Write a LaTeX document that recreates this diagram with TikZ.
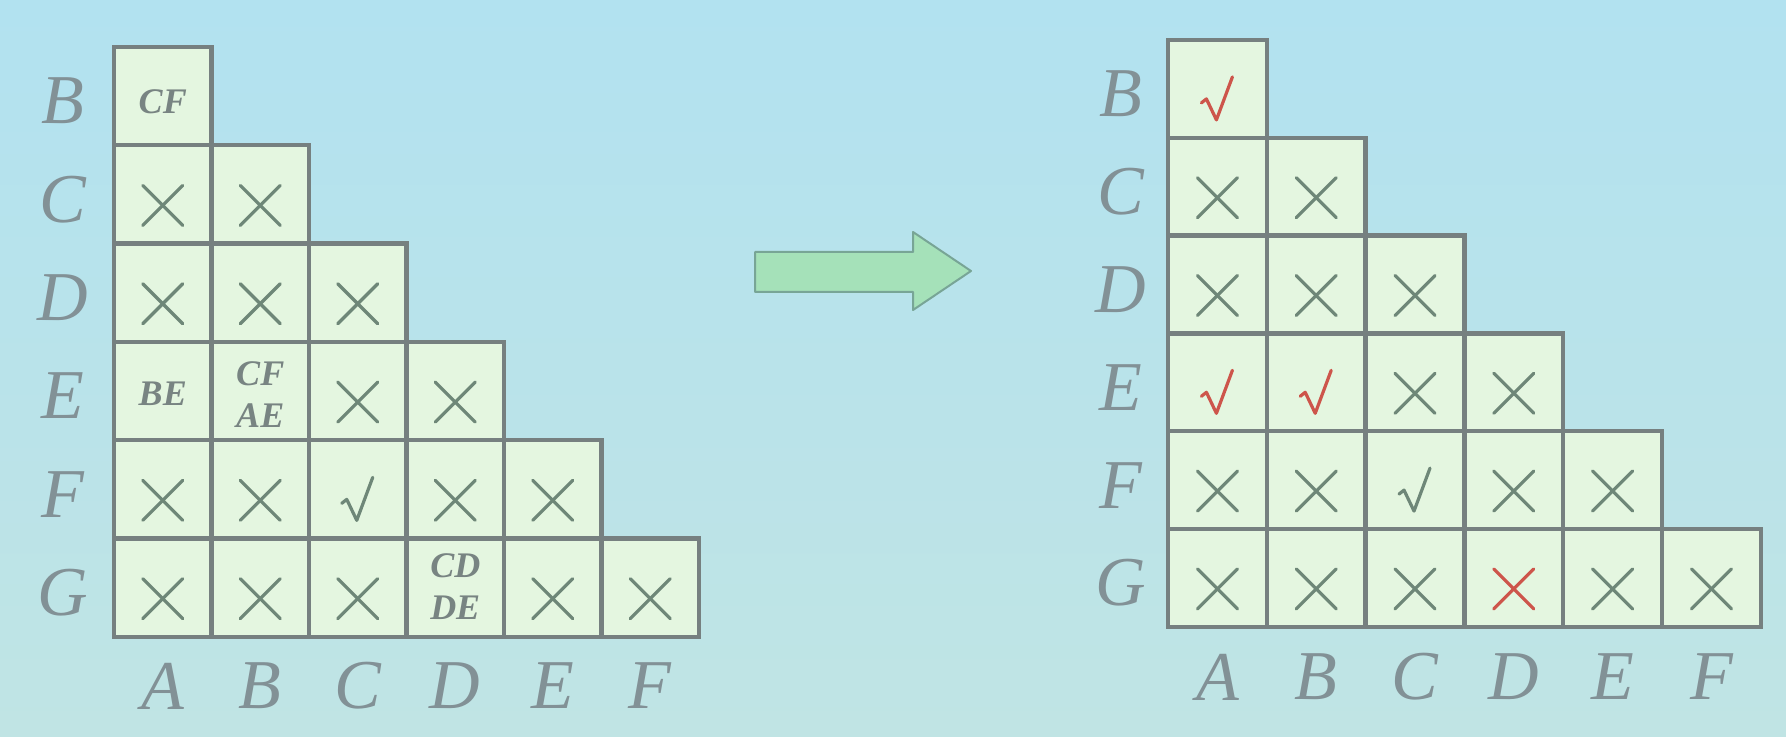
\documentclass[tikz,border=0pt]{standalone}
\usepackage{fontspec}
\setmainfont{Liberation Serif}
\definecolor{bgtop}{RGB}{178,226,240}
\definecolor{bgbot}{RGB}{192,228,228}
\definecolor{cellfill}{RGB}{228,246,224}
\definecolor{gridc}{RGB}{118,128,128}
\definecolor{labc}{RGB}{130,145,150}
\definecolor{txtc}{RGB}{120,132,130}
\definecolor{xc}{RGB}{110,135,120}
\definecolor{redc}{RGB}{205,85,75}
\definecolor{arrowfill}{RGB}{165,225,185}
\definecolor{arrowdraw}{RGB}{120,165,150}
\tikzset{
  cellL/.style={draw=gridc, line width=2.2pt, fill=cellfill, minimum width=48.75pt, minimum height=49.15pt, inner sep=0pt},
  cellR/.style={draw=gridc, line width=2.2pt, fill=cellfill, minimum width=49.4pt, minimum height=48.9pt, inner sep=0pt},
  biglab/.style={font=\fontsize{35}{38}\selectfont\itshape, text=labc, inner sep=0pt},
  smalltxt/.style={font=\fontsize{18}{21}\selectfont\bfseries\itshape, text=txtc, align=center, inner sep=0pt},
  xstroke/.style={line width=1.6pt, line cap=round},
  ckstroke/.style={line width=1.6pt, line cap=round, line join=round}
}
\newcommand\xm[2]{%
  \draw[xstroke, #2] ([shift={(-20,-9)}]#1.center) -- ([shift={(20,31)}]#1.center);
  \draw[xstroke, #2] ([shift={(20,-9)}]#1.center) -- ([shift={(-20,31)}]#1.center);}
\newcommand\ck[2]{%
  \draw[ckstroke, #2] ([shift={(-16,14)}]#1.center) -- ++(5,-4) -- ++(10,21) -- ++(16,-43);}
\begin{document}
\begin{tikzpicture}[x=0.5pt,y=-0.5pt]
\useasboundingbox (0,0) rectangle (1786,737);
\shade[top color=bgtop, bottom color=bgbot] (0,0) rectangle (1786,737);

% ---------- left grid ----------
\foreach \r [count=\ri from 0] in {B,C,D,E,F,G} {
  \node[biglab] (leftrow\r) at (63, {96.15+98.3*\ri+5}) {\r};
  \foreach \c [count=\ci from 0] in {A,B,C,D,E,F} {
    \ifnum\ci>\ri\else
      \node[cellL] (L\r\c) at ({162.75+97.5*\ci}, {96.15+98.3*\ri}) {};
    \fi
  }
}
\foreach \c [count=\ci from 0] in {A,B,C,D,E,F} {
  \node[biglab] (leftcol\c) at ({162.75+97.5*\ci}, 686) {\c};
}
\node[smalltxt] (tBA) at ([shift={(0,6)}]LBA.center) {CF};
\node[smalltxt] (tEA) at ([shift={(0,3)}]LEA.center) {BE};
\node[smalltxt] (tEB) at ([shift={(0,4)}]LEB.center) {CF\\AE};
\node[smalltxt] (tGD) at ([shift={(0,-1)}]LGD.center) {CD\\DE};
\xm{LCA}{xc} \xm{LCB}{xc}
\xm{LDA}{xc} \xm{LDB}{xc} \xm{LDC}{xc}
\xm{LEC}{xc} \xm{LED}{xc}
\xm{LFA}{xc} \xm{LFB}{xc} \ck{LFC}{xc} \xm{LFD}{xc} \xm{LFE}{xc}
\xm{LGA}{xc} \xm{LGB}{xc} \xm{LGC}{xc} \xm{LGE}{xc} \xm{LGF}{xc}

% ---------- arrow ----------
\draw[fill=arrowfill, draw=arrowdraw, line width=1pt, line join=round]
  (755,252) -- (913,252) -- (913,232) -- (971,271) -- (913,310) -- (913,292) -- (755,292) -- cycle;

% ---------- right grid ----------
\foreach \r [count=\ri from 0] in {B,C,D,E,F,G} {
  \node[biglab] (rightrow\r) at (1121, {88.9+97.8*\ri+5}) {\r};
  \foreach \c [count=\ci from 0] in {A,B,C,D,E,F} {
    \ifnum\ci>\ri\else
      \node[cellR] (R\r\c) at ({1217.4+98.8*\ci}, {88.9+97.8*\ri}) {};
    \fi
  }
}
\foreach \c [count=\ci from 0] in {A,B,C,D,E,F} {
  \node[biglab] (rightcol\c) at ({1217.4+98.8*\ci}, 677) {\c};
}
\ck{RBA}{redc}
\xm{RCA}{xc} \xm{RCB}{xc}
\xm{RDA}{xc} \xm{RDB}{xc} \xm{RDC}{xc}
\ck{REA}{redc} \ck{REB}{redc} \xm{REC}{xc} \xm{RED}{xc}
\xm{RFA}{xc} \xm{RFB}{xc} \ck{RFC}{xc} \xm{RFD}{xc} \xm{RFE}{xc}
\xm{RGA}{xc} \xm{RGB}{xc} \xm{RGC}{xc} \xm{RGD}{redc} \xm{RGE}{xc} \xm{RGF}{xc}
\end{tikzpicture}
\end{document}
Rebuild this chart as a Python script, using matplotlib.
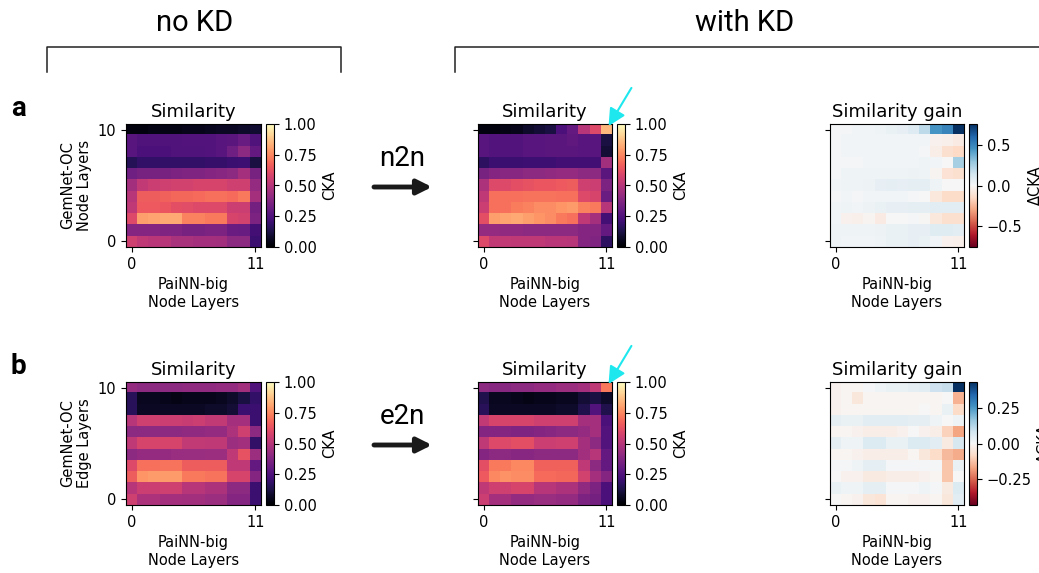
import numpy as np
import matplotlib
matplotlib.use('Agg')
import matplotlib.pyplot as plt
from matplotlib.lines import Line2D

# ====== data (rows listed top -> bottom, i.e. layer 10 first) ======
a_nokd = [
    [0.03, 0.03, 0.04, 0.04, 0.04, 0.05, 0.05, 0.06, 0.07, 0.07, 0.08, 0.09],
    [0.27, 0.25, 0.25, 0.25, 0.25, 0.26, 0.26, 0.26, 0.27, 0.28, 0.31, 0.25],
    [0.27, 0.24, 0.24, 0.24, 0.25, 0.25, 0.25, 0.26, 0.27, 0.33, 0.40, 0.30],
    [0.15, 0.18, 0.18, 0.18, 0.18, 0.18, 0.18, 0.19, 0.19, 0.20, 0.21, 0.12],
    [0.33, 0.35, 0.35, 0.35, 0.36, 0.37, 0.37, 0.38, 0.39, 0.40, 0.46, 0.35],
    [0.45, 0.53, 0.55, 0.56, 0.57, 0.57, 0.58, 0.58, 0.58, 0.56, 0.56, 0.42],
    [0.50, 0.66, 0.66, 0.67, 0.68, 0.68, 0.69, 0.70, 0.70, 0.69, 0.72, 0.46],
    [0.52, 0.65, 0.65, 0.64, 0.62, 0.61, 0.60, 0.60, 0.60, 0.55, 0.55, 0.34],
    [0.60, 0.80, 0.81, 0.82, 0.82, 0.74, 0.74, 0.72, 0.72, 0.58, 0.57, 0.36],
    [0.38, 0.38, 0.38, 0.37, 0.37, 0.35, 0.35, 0.36, 0.36, 0.32, 0.31, 0.22],
    [0.56, 0.52, 0.51, 0.50, 0.47, 0.47, 0.46, 0.46, 0.45, 0.40, 0.40, 0.20],
]
a_kd = [
    [0.03, 0.03, 0.04, 0.05, 0.08, 0.10, 0.12, 0.24, 0.30, 0.50, 0.60, 0.85],
    [0.27, 0.26, 0.26, 0.26, 0.27, 0.27, 0.28, 0.28, 0.29, 0.27, 0.27, 0.12],
    [0.27, 0.26, 0.26, 0.26, 0.27, 0.27, 0.28, 0.28, 0.28, 0.27, 0.27, 0.10],
    [0.17, 0.20, 0.20, 0.20, 0.21, 0.21, 0.21, 0.22, 0.22, 0.22, 0.22, 0.45],
    [0.35, 0.38, 0.39, 0.39, 0.40, 0.40, 0.41, 0.42, 0.42, 0.40, 0.40, 0.28],
    [0.48, 0.60, 0.60, 0.62, 0.63, 0.64, 0.64, 0.65, 0.66, 0.56, 0.55, 0.36],
    [0.52, 0.70, 0.70, 0.70, 0.71, 0.71, 0.71, 0.70, 0.70, 0.60, 0.58, 0.32],
    [0.55, 0.70, 0.70, 0.73, 0.74, 0.76, 0.76, 0.78, 0.79, 0.74, 0.72, 0.50],
    [0.62, 0.80, 0.81, 0.82, 0.80, 0.78, 0.76, 0.72, 0.70, 0.52, 0.46, 0.22],
    [0.42, 0.42, 0.41, 0.41, 0.40, 0.40, 0.40, 0.40, 0.40, 0.38, 0.38, 0.30],
    [0.60, 0.53, 0.53, 0.52, 0.52, 0.52, 0.51, 0.51, 0.50, 0.38, 0.37, 0.17],
]
a_gain = [
    [0.01, 0.01, 0.02, 0.02, 0.03, 0.05, 0.06, 0.10, 0.20, 0.45, 0.50, 0.76],
    [0.01, 0.02, 0.02, 0.02, 0.02, 0.02, 0.02, 0.02, 0.02, -0.03, -0.04, -0.06],
    [0.01, 0.02, 0.02, 0.02, 0.02, 0.02, 0.02, 0.02, 0.01, -0.05, -0.12, -0.15],
    [0.01, 0.01, 0.01, 0.02, 0.02, 0.02, 0.02, 0.02, 0.03, 0.02, 0.00, 0.25],
    [0.01, 0.03, 0.03, 0.03, 0.03, 0.03, 0.03, 0.04, 0.03, -0.02, -0.11, -0.12],
    [0.02, 0.03, 0.03, 0.04, 0.06, 0.07, 0.06, 0.07, 0.07, 0.03, 0.00, 0.00],
    [0.01, 0.02, 0.01, 0.02, 0.02, 0.02, 0.02, 0.01, 0.00, -0.08, -0.14, -0.14],
    [0.02, 0.03, 0.02, 0.04, 0.05, 0.06, 0.06, 0.07, 0.07, 0.08, 0.08, 0.08],
    [0.02, -0.03, -0.04, -0.02, -0.06, 0.00, 0.00, 0.01, -0.01, -0.08, -0.12, -0.12],
    [0.03, 0.03, 0.03, 0.03, 0.04, 0.05, 0.05, 0.06, 0.06, 0.09, 0.09, 0.08],
    [0.03, 0.02, 0.02, 0.02, 0.03, 0.05, 0.05, 0.06, 0.05, 0.02, -0.03, -0.04],
]
b_nokd = [
    [0.42, 0.40, 0.40, 0.40, 0.40, 0.41, 0.41, 0.41, 0.42, 0.42, 0.45, 0.25],
    [0.16, 0.06, 0.06, 0.05, 0.04, 0.05, 0.05, 0.05, 0.06, 0.08, 0.12, 0.18],
    [0.16, 0.07, 0.07, 0.07, 0.07, 0.07, 0.07, 0.08, 0.08, 0.10, 0.20, 0.20],
    [0.50, 0.56, 0.56, 0.55, 0.55, 0.54, 0.55, 0.53, 0.53, 0.46, 0.46, 0.20],
    [0.40, 0.40, 0.40, 0.40, 0.40, 0.41, 0.41, 0.42, 0.42, 0.48, 0.56, 0.40],
    [0.52, 0.58, 0.58, 0.58, 0.58, 0.53, 0.53, 0.52, 0.52, 0.44, 0.45, 0.18],
    [0.40, 0.42, 0.42, 0.42, 0.43, 0.43, 0.43, 0.44, 0.44, 0.52, 0.63, 0.44],
    [0.60, 0.70, 0.70, 0.71, 0.71, 0.66, 0.66, 0.66, 0.66, 0.52, 0.52, 0.30],
    [0.66, 0.78, 0.79, 0.79, 0.79, 0.72, 0.72, 0.71, 0.71, 0.58, 0.58, 0.38],
    [0.50, 0.55, 0.55, 0.56, 0.56, 0.50, 0.50, 0.48, 0.48, 0.40, 0.40, 0.20],
    [0.56, 0.48, 0.48, 0.46, 0.46, 0.45, 0.45, 0.44, 0.44, 0.38, 0.38, 0.20],
]
b_kd = [
    [0.40, 0.39, 0.39, 0.40, 0.40, 0.42, 0.42, 0.44, 0.44, 0.46, 0.52, 0.72],
    [0.14, 0.06, 0.06, 0.05, 0.04, 0.05, 0.05, 0.06, 0.06, 0.10, 0.12, 0.08],
    [0.16, 0.07, 0.07, 0.07, 0.07, 0.07, 0.07, 0.08, 0.08, 0.14, 0.26, 0.14],
    [0.53, 0.58, 0.58, 0.58, 0.58, 0.56, 0.56, 0.56, 0.56, 0.46, 0.46, 0.24],
    [0.38, 0.38, 0.38, 0.37, 0.37, 0.38, 0.39, 0.40, 0.40, 0.42, 0.46, 0.26],
    [0.52, 0.60, 0.60, 0.62, 0.62, 0.55, 0.55, 0.56, 0.56, 0.46, 0.40, 0.26],
    [0.38, 0.40, 0.40, 0.39, 0.39, 0.40, 0.40, 0.40, 0.40, 0.45, 0.50, 0.30],
    [0.62, 0.72, 0.72, 0.75, 0.75, 0.67, 0.67, 0.67, 0.67, 0.52, 0.40, 0.30],
    [0.65, 0.75, 0.77, 0.76, 0.76, 0.69, 0.69, 0.68, 0.68, 0.57, 0.46, 0.38],
    [0.52, 0.56, 0.56, 0.58, 0.58, 0.50, 0.50, 0.48, 0.48, 0.41, 0.36, 0.24],
    [0.55, 0.46, 0.46, 0.42, 0.42, 0.43, 0.43, 0.42, 0.42, 0.36, 0.34, 0.24],
]
b_gain = [
    [-0.02, -0.01, -0.01, 0.01, 0.02, 0.03, 0.03, 0.04, 0.05, 0.09, 0.10, 0.43],
    [-0.02, -0.01, -0.05, -0.01, -0.01, -0.01, -0.01, -0.01, -0.01, -0.01, 0.00, -0.15],
    [-0.02, -0.01, -0.01, -0.01, -0.01, -0.01, -0.01, -0.01, 0.00, -0.01, 0.03, -0.08],
    [0.04, 0.03, 0.03, 0.05, 0.05, 0.05, 0.05, 0.04, 0.04, 0.02, 0.00, 0.02],
    [-0.01, -0.01, -0.02, -0.03, -0.03, -0.03, -0.02, 0.00, -0.02, -0.03, -0.10, -0.17],
    [0.04, 0.02, 0.02, 0.06, 0.06, 0.03, 0.03, 0.06, 0.06, 0.05, -0.04, 0.07],
    [-0.01, -0.01, -0.02, -0.03, -0.03, -0.03, -0.03, -0.01, -0.05, -0.08, -0.14, -0.16],
    [0.01, 0.01, 0.02, 0.04, 0.04, 0.01, 0.01, 0.01, 0.01, 0.01, -0.12, 0.03],
    [0.00, -0.02, -0.02, -0.04, -0.04, -0.03, -0.03, -0.03, -0.02, -0.01, -0.12, 0.00],
    [0.03, 0.02, 0.02, 0.04, 0.04, 0.01, 0.01, 0.01, 0.02, 0.01, -0.04, 0.06],
    [0.00, -0.01, -0.02, -0.05, -0.06, -0.01, -0.01, -0.02, -0.02, -0.01, -0.05, 0.05],
]
gain_lim_a = 0.76
gain_lim_b = 0.43
row_ylabels = ['GemNet-OC\nNode Layers', 'GemNet-OC\nEdge Layers']
kd_modes = ['n2n', 'e2n']

# ====== figure ======
W, H = 1039, 573
fig = plt.figure(figsize=(W / 100, H / 100), dpi=100)
plt.rcParams['font.family'] = ['DejaVu Sans']
ann_font = 'Roboto'


def px_axes(x0, y0, x1, y1):
    # pixel box (top-left origin) -> figure axes
    return fig.add_axes([x0 / W, 1 - y1 / H, (x1 - x0) / W, (y1 - y0) / H])


def heatmap(ax, cax, data, cmap, vmin, vmax, title, ylabel, cbar_ticks, cbar_label):
    arr = np.array(data)
    im = ax.imshow(arr, cmap=cmap, vmin=vmin, vmax=vmax, origin='upper',
                   extent=(-0.5, arr.shape[1] - 0.5, -0.5, arr.shape[0] - 0.5),
                   aspect='auto', interpolation='nearest')
    ax.set_xticks([0, 11])
    ax.set_yticks([0, 10])
    ax.tick_params(labelsize=10.5)
    if ylabel:
        ax.set_ylabel(ylabel, fontsize=10.5)
    else:
        ax.set_yticklabels([])
    ax.set_xlabel('PaiNN-big\nNode Layers', fontsize=10.5)
    ax.set_title(title, fontsize=13, pad=5)
    cb = fig.colorbar(im, cax=cax, ticks=cbar_ticks)
    cb.ax.tick_params(labelsize=10.5)
    cb.set_label(cbar_label, fontsize=10.5)
    return im


rows = [
    (124, 247, a_nokd, a_kd, a_gain, gain_lim_a, [-0.5, 0, 0.5]),
    (382, 505, b_nokd, b_kd, b_gain, gain_lim_b, [-0.25, 0, 0.25]),
]
for i, (yt, yb, nokd, kd, gain, glim, gticks) in enumerate(rows):
    ax1 = px_axes(126, yt, 261, yb)
    cx1 = px_axes(266, yt, 274, yb)
    heatmap(ax1, cx1, nokd, 'magma', 0, 1, 'Similarity', row_ylabels[i],
            [0, 0.25, 0.5, 0.75, 1.0], 'CKA')
    ax2 = px_axes(478, yt, 612, yb)
    cx2 = px_axes(617, yt, 625, yb)
    heatmap(ax2, cx2, kd, 'magma', 0, 1, 'Similarity', None,
            [0, 0.25, 0.5, 0.75, 1.0], 'CKA')
    ax3 = px_axes(830, yt, 964, yb)
    cx3 = px_axes(969, yt, 977, yb)
    heatmap(ax3, cx3, gain, 'RdBu', -glim, glim, 'Similarity gain', None,
            gticks, 'ΔCKA')

    # cyan arrow pointing at the top-right cell of the KD map
    ax2.annotate('', xy=(11, 10), xycoords='data',
                 xytext=(18, 30), textcoords='offset points',
                 arrowprops=dict(arrowstyle='-|>', color='#1ee8ee', lw=1.5,
                                 mutation_scale=26, shrinkA=0, shrinkB=3),
                 annotation_clip=False)

    # black arrow with the KD mode
    ymid = yt + 63
    fig.text(402 / W, 1 - (ymid - 29) / H, kd_modes[i], fontsize=20,
             family=ann_font, ha='center', va='center')
    fig.add_artist(matplotlib.patches.FancyArrowPatch(
        (374 / W, 1 - ymid / H), (432 / W, 1 - ymid / H),
        transform=fig.transFigure, arrowstyle='-|>', color='#1a1a1a',
        lw=3.5, mutation_scale=22, shrinkA=0, shrinkB=0))

    # panel letter
    fig.text(18 / W, 1 - (yt - 16) / H, 'ab'[i], fontsize=20, fontweight='bold',
             family=ann_font, ha='center', va='center')

# ====== headers and brackets ======
fig.text(195 / W, 1 - 23 / H, 'no KD', fontsize=21, family=ann_font,
         ha='center', va='center')
fig.text(745 / W, 1 - 23 / H, 'with KD', fontsize=21, family=ann_font,
         ha='center', va='center')


def pxline(xs, ys):
    fig.add_artist(Line2D([x / W for x in xs], [1 - y / H for y in ys],
                          transform=fig.transFigure, color='#222222', lw=1.1))


pxline([47, 47, 341, 341], [72, 47, 47, 72])
pxline([455, 455, 1045], [72, 47, 47])

fig.savefig('out.png', dpi=100)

....

What to do:
Using the data above, extract exactly the lines from the one containing "Rebuild this chart" through the one containing "from matplotlib.lines import Line2D". Pictures are left out.

Solution to this problem:
Rebuild this chart as a Python script, using matplotlib.
import numpy as np
import matplotlib
matplotlib.use('Agg')
import matplotlib.pyplot as plt
from matplotlib.lines import Line2D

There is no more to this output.